Locals can show a little love this Valentine’s Day by going green.
The Dungeness River Audubon Center is raising funds purchase native plants that will adorn landscaping around the new building at Railroad Bridge Park, currently under construction.
The $30 donations got to the purchase of plants in one’s Valentine’s name. They’ll also receive a hand-signed “green valentine” just in time for Valentine’s Day (Feb. 14).
Order valentines now at dungenessrivercenter.org on the river center’s secure payment site. Deadline for ordering valentine(s) is Feb. 9.
The river center expansion is scheduled to open in early fall. Planting will begin when trees are dormant in March, and will continue throughout the year as sections of the project are completed.
“Selected native plants will be low maintenance, drought resistant and will be chosen for year-round color,” said Annette Nesse, a former chief operating officer for the Jamestown S’Klallam who managed landscaping projects for the tribe and is overseeing the river center project.
The vegetation, she said, will include such plants such as Serviceberry, Ocean spray, Oregon grape, red-twig dogwoods, huckleberry, vine maple and snowberry.
With construction set through to the fall months, the road to Railroad Bridge Park has been rerouted off Hendrickson Road through an adjacent field that will be planted with trees, shrubs and plants native to the peninsula.
Plantings will also include enhancement of the 60-space paved parking lot with hedges and trees, river center representatives said. A sunken “rain garden” is planned for the center of the lot to offset parking lot runoff. There, plants that thrive on moisture but can also tolerate period of dryness will be placed.
“We will be planting vegetative screens that provide both sheltering habitat and berries for birds,” Nesse said.

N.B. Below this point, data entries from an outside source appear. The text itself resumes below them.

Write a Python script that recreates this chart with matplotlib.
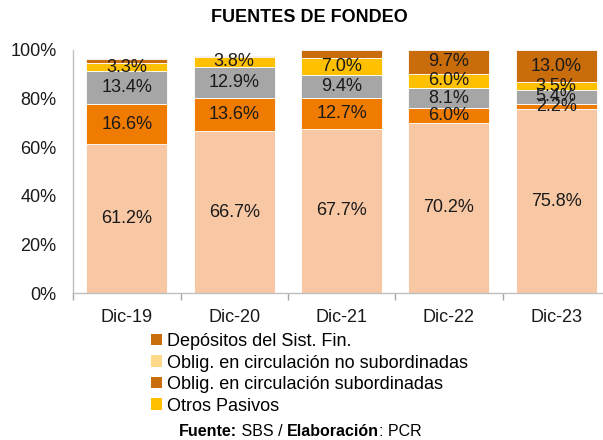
import matplotlib.pyplot as plt
from matplotlib.patches import Patch
from matplotlib.ticker import FixedLocator, PercentFormatter

plt.rcParams['font.family'] = ['Liberation Sans', 'DejaVu Sans']

years = ["Dic-19", "Dic-20", "Dic-21", "Dic-22", "Dic-23"]
# stacked from bottom to top
obligaciones = [61.2, 66.7, 67.7, 70.2, 75.8]
adeudos = [16.6, 13.6, 12.7, 6.0, 2.2]
patrimonio = [13.4, 12.9, 9.4, 8.1, 5.4]
otros_pasivos = [3.3, 3.8, 7.0, 6.0, 3.5]
depositos = [1.7, 0.6, 3.2, 9.7, 13.0]

series = [
    (obligaciones, "#F8C8A5", True),
    (adeudos, "#EF7B00", True),
    (patrimonio, "#A6A6A6", True),
    (otros_pasivos, "#FFC000", True),
    (depositos, "#C96C0B", False),
]

legend_labels = ["Depósitos del Sist. Fin.",
                 "Oblig. en circulación no subordinadas",
                 "Oblig. en circulación subordinadas",
                 "Otros Pasivos"]
legend_colors = ["#C96C0B", "#FFD98A", "#C96C0B", "#FFC000"]

fig = plt.figure(figsize=(6.03, 4.40), dpi=100)
ax = fig.add_axes([73.3 / 603, 1 - 293.3 / 440, 536.5 / 603, 243.3 / 440])

x = list(range(len(years)))
bottom = [0.0] * len(years)
for vals, color, always in series:
    bars = ax.bar(x, vals, width=0.755, bottom=bottom, color=color,
                  edgecolor="white", linewidth=0.6)
    for i, v in enumerate(vals):
        if always or v >= 5:
            ax.text(x[i], bottom[i] + v / 2, f"{v:.1f}%", ha="center",
                    va="center", fontsize=13, color="#1a1a1a")
    bottom = [b + v for b, v in zip(bottom, vals)]

ax.set_xlim(-0.5, len(years) - 0.5)
ax.set_ylim(0, 100)
ax.set_xticks(x)
ax.set_xticklabels(years)
ax.xaxis.set_minor_locator(FixedLocator([i - 0.5 for i in range(len(years) + 1)]))
ax.yaxis.set_major_locator(FixedLocator([0, 20, 40, 60, 80, 100]))
ax.yaxis.set_major_formatter(PercentFormatter(decimals=0))
ax.tick_params(axis="x", which="major", length=0, pad=11, labelsize=13, colors="#1a1a1a")
ax.tick_params(axis="x", which="minor", length=5, color="#A6A6A6", width=1)
ax.tick_params(axis="y", length=0, pad=12, labelsize=13, colors="#1a1a1a")
for s in ["top", "right"]:
    ax.spines[s].set_visible(False)
for s in ["left", "bottom"]:
    ax.spines[s].set_color("#BFBFBF")
    ax.spines[s].set_linewidth(1)

fig.text(309 / 603, 1 - 18 / 440, "FUENTES DE FONDEO", ha="center", va="center",
         fontsize=13, fontweight="bold")

handles = [Patch(facecolor=c, edgecolor="none") for c in legend_colors]
fig.legend(handles, legend_labels, loc="upper left", bbox_to_anchor=(151 / 603, 1 - 333 / 440),
           frameon=False, fontsize=13, handlelength=0.6, handleheight=0.6,
           handletextpad=0.3, labelspacing=0.25, borderpad=0, borderaxespad=0)

t1 = fig.text(179 / 603, 1 - 431 / 440, "Fuente:", fontsize=11.5, fontweight="bold",
              va="center", ha="left")
t2 = ax.annotate(" SBS / ", xy=(1, 0), xycoords=t1, va="bottom", ha="left", fontsize=11.5,
                 annotation_clip=False)
t3 = ax.annotate("Elaboración", xy=(1, 0), xycoords=t2, va="bottom", ha="left",
                 fontsize=11.5, fontweight="bold", annotation_clip=False)
ax.annotate(": PCR", xy=(1, 0), xycoords=t3, va="bottom", ha="left", fontsize=11.5,
            annotation_clip=False)

fig.savefig("out.png", dpi=100)
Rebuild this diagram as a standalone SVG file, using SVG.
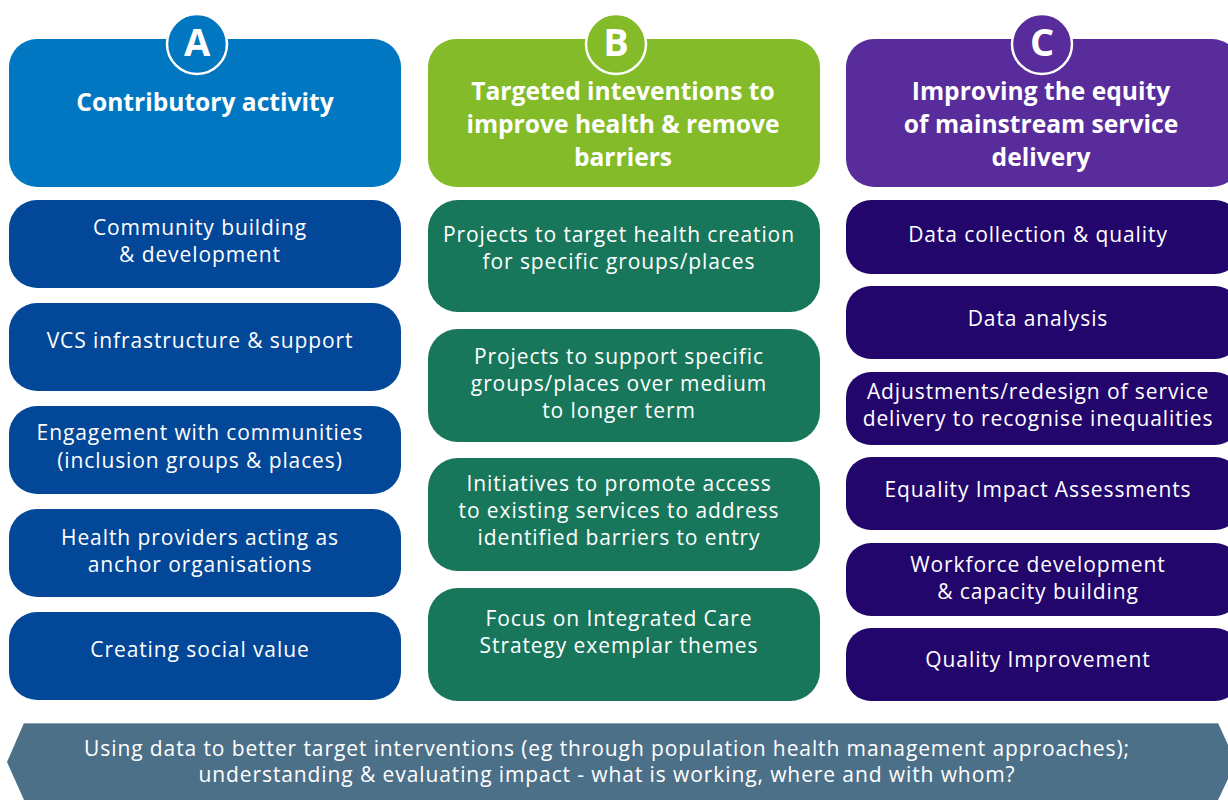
<svg xmlns="http://www.w3.org/2000/svg" width="1228" height="800" viewBox="0 0 1228 800">
<style>
.hd{font-family:"Open Sans","Noto Sans",sans-serif;font-weight:bold;font-size:24.6px;fill:#fff;text-anchor:middle}
.lt{font-family:"Open Sans","Noto Sans",sans-serif;font-weight:bold;font-size:38px;fill:#fff;text-anchor:middle}
.tx{font-family:"Open Sans","Noto Sans",sans-serif;font-size:21px;letter-spacing:0.9px;fill:#fff;text-anchor:middle}
.bt{font-family:"Open Sans","Noto Sans",sans-serif;font-size:21px;letter-spacing:0.9px;fill:#fff;text-anchor:middle}
.circ{stroke:#fff;stroke-width:2.5}
.a1{fill:#0077C0}.a2{fill:#034798}
.b1{fill:#84BB29}.b2{fill:#18775B}
.c1{fill:#582C9B}.c2{fill:#23066C}
</style>
<rect width="1228" height="800" fill="#fff"/>
<g id="bottom-arrow">
<polygon points="24,723 1218,723 1236,762 1218,800 24,800 7,762" fill="#4D7089"/>
<line x1="24" y1="723.5" x2="1218" y2="723.5" stroke="#8FA3B2" stroke-width="1"/>
<text class="bt" x="607" y="756">Using data to better target interventions (eg through population health management approaches);</text>
<text class="bt" x="607" y="782">understanding &amp; evaluating impact - what is working, where and with whom?</text>
</g>
<g id="header-A">
<rect class="a1" x="9" y="39" width="392" height="148" rx="28"/>
<circle class="a1 circ" cx="197" cy="44" r="30"/>
<text class="lt" x="197" y="56">A</text>
<text class="hd" x="205" y="111">Contributory activity</text>
</g>
<g id="header-B">
<rect class="b1" x="428" y="39" width="392" height="148" rx="28"/>
<circle class="b1 circ" cx="616" cy="44" r="30"/>
<text class="lt" x="616" y="56">B</text>
<text class="hd" x="623" y="100">Targeted inteventions to</text>
<text class="hd" x="623" y="133">improve health &amp; remove</text>
<text class="hd" x="623" y="166">barriers</text>
</g>
<g id="header-C">
<rect class="c1" x="846" y="39" width="394" height="148" rx="28"/>
<circle class="c1 circ" cx="1042" cy="44" r="30"/>
<text class="lt" x="1042" y="56">C</text>
<text class="hd" x="1041" y="100">Improving the equity</text>
<text class="hd" x="1041" y="133">of mainstream service</text>
<text class="hd" x="1041" y="166">delivery</text>
</g>
<g id="A1"><rect class="a2" x="9" y="200" width="392" height="88" rx="28"/>
<text class="tx" x="200" y="235">Community building</text><text class="tx" x="200" y="262">&amp; development</text></g>
<g id="A2"><rect class="a2" x="9" y="303" width="392" height="88" rx="28"/>
<text class="tx" x="200" y="348">VCS infrastructure &amp; support</text></g>
<g id="A3"><rect class="a2" x="9" y="406" width="392" height="88" rx="28"/>
<text class="tx" x="200" y="440">Engagement with communities</text><text class="tx" x="200" y="468">(inclusion groups &amp; places)</text></g>
<g id="A4"><rect class="a2" x="9" y="509" width="392" height="88" rx="28"/>
<text class="tx" x="200" y="545">Health providers acting as</text><text class="tx" x="200" y="572">anchor organisations</text></g>
<g id="A5"><rect class="a2" x="9" y="612" width="392" height="88" rx="28"/>
<text class="tx" x="200" y="657">Creating social value</text></g>
<g id="B1"><rect class="b2" x="428" y="200" width="392" height="112" rx="30"/>
<text class="tx" x="619" y="242">Projects to target health creation</text><text class="tx" x="619" y="269">for specific groups/places</text></g>
<g id="B2"><rect class="b2" x="428" y="329" width="392" height="113" rx="30"/>
<text class="tx" x="619" y="364">Projects to support specific</text><text class="tx" x="619" y="391">groups/places over medium</text><text class="tx" x="619" y="418">to longer term</text></g>
<g id="B3"><rect class="b2" x="428" y="458" width="392" height="113" rx="30"/>
<text class="tx" x="619" y="491">Initiatives to promote access</text><text class="tx" x="619" y="518">to existing services to address</text><text class="tx" x="619" y="545">identified barriers to entry</text></g>
<g id="B4"><rect class="b2" x="428" y="588" width="392" height="113" rx="30"/>
<text class="tx" x="619" y="626">Focus on Integrated Care</text><text class="tx" x="619" y="653">Strategy exemplar themes</text></g>
<g id="C1"><rect class="c2" x="846" y="200" width="394" height="74" rx="25"/>
<text class="tx" x="1038" y="242">Data collection &amp; quality</text></g>
<g id="C2"><rect class="c2" x="846" y="286" width="394" height="73" rx="25"/>
<text class="tx" x="1038" y="326">Data analysis</text></g>
<g id="C3"><rect class="c2" x="846" y="372" width="394" height="73" rx="25"/>
<text class="tx" x="1038" y="399">Adjustments/redesign of service</text><text class="tx" x="1038" y="426">delivery to recognise inequalities</text></g>
<g id="C4"><rect class="c2" x="846" y="457" width="394" height="73" rx="25"/>
<text class="tx" x="1038" y="497">Equality Impact Assessments</text></g>
<g id="C5"><rect class="c2" x="846" y="543" width="394" height="73" rx="25"/>
<text class="tx" x="1038" y="572">Workforce development</text><text class="tx" x="1038" y="599">&amp; capacity building</text></g>
<g id="C6"><rect class="c2" x="846" y="628" width="394" height="73" rx="25"/>
<text class="tx" x="1038" y="667">Quality Improvement</text></g>
<g id="connectors"/>
</svg>
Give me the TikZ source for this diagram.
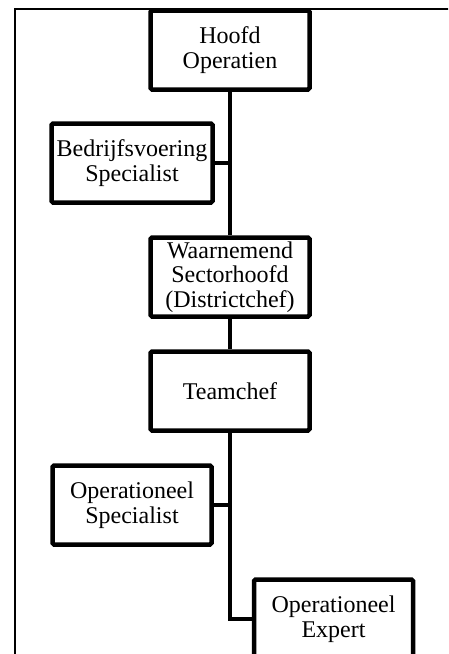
\documentclass[tikz,border=0pt]{standalone}
\usepackage{fontspec}
\setmainfont{Liberation Serif}
\usetikzlibrary{positioning}

\tikzset{
  rolebox/.style={draw=black, line width=4.5pt, rounded corners=1.5pt, fill=white,
    align=center, minimum width=159pt, minimum height=79pt, inner sep=2pt,
    font=\fontsize{24}{24.5}\selectfont},
  link/.style={line width=4pt},
}

\begin{document}
\begin{tikzpicture}[x=1pt, y=-1pt]
  \clip (0,0) rectangle (448,654);
  % frame
  \draw[line width=1.5pt] (15,9) rectangle (470,700);

  % boxes
  \node[rolebox] (hoofd) at (230,50) {Hoofd\\Operatien};
  \node[rolebox, minimum width=161pt] (bedrijf) at (132,163) {Bedrijfsvoering\\Specialist};
  \node[rolebox] (waarn) at (230,277) {Waarnemend\\Sectorhoofd\\(Districtchef)};
  \node[rolebox] (team) at (230,391) {Teamchef};
  \node[rolebox] (opspec) at (132,505) {Operationeel\\Specialist};
  \node[rolebox] (opexp) at (333.5,619) {Operationeel\\Expert};

  % connectors
  \draw[link] (hoofd.south) -- (waarn.north);
  \draw[link] (waarn.south) -- (team.north);
  \draw[link] (bedrijf.east) -- (bedrijf.east -| hoofd.south);
  \draw[link] (opspec.east) -- (opspec.east -| team.south);
  \draw[link] (team.south) |- (opexp.west);
\end{tikzpicture}
\end{document}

Before the project began, the river center was visited daily by a large family of quail and hundreds of birds drawn to suet and seed feeders, river center representatives said. A natural garden planted between the center and the Dungeness River was designed for birds, animals and insects that thrive in the understory of fallen leaves, downed branches and logs, has been relocated during construction of the new, 5,000-square-foot building.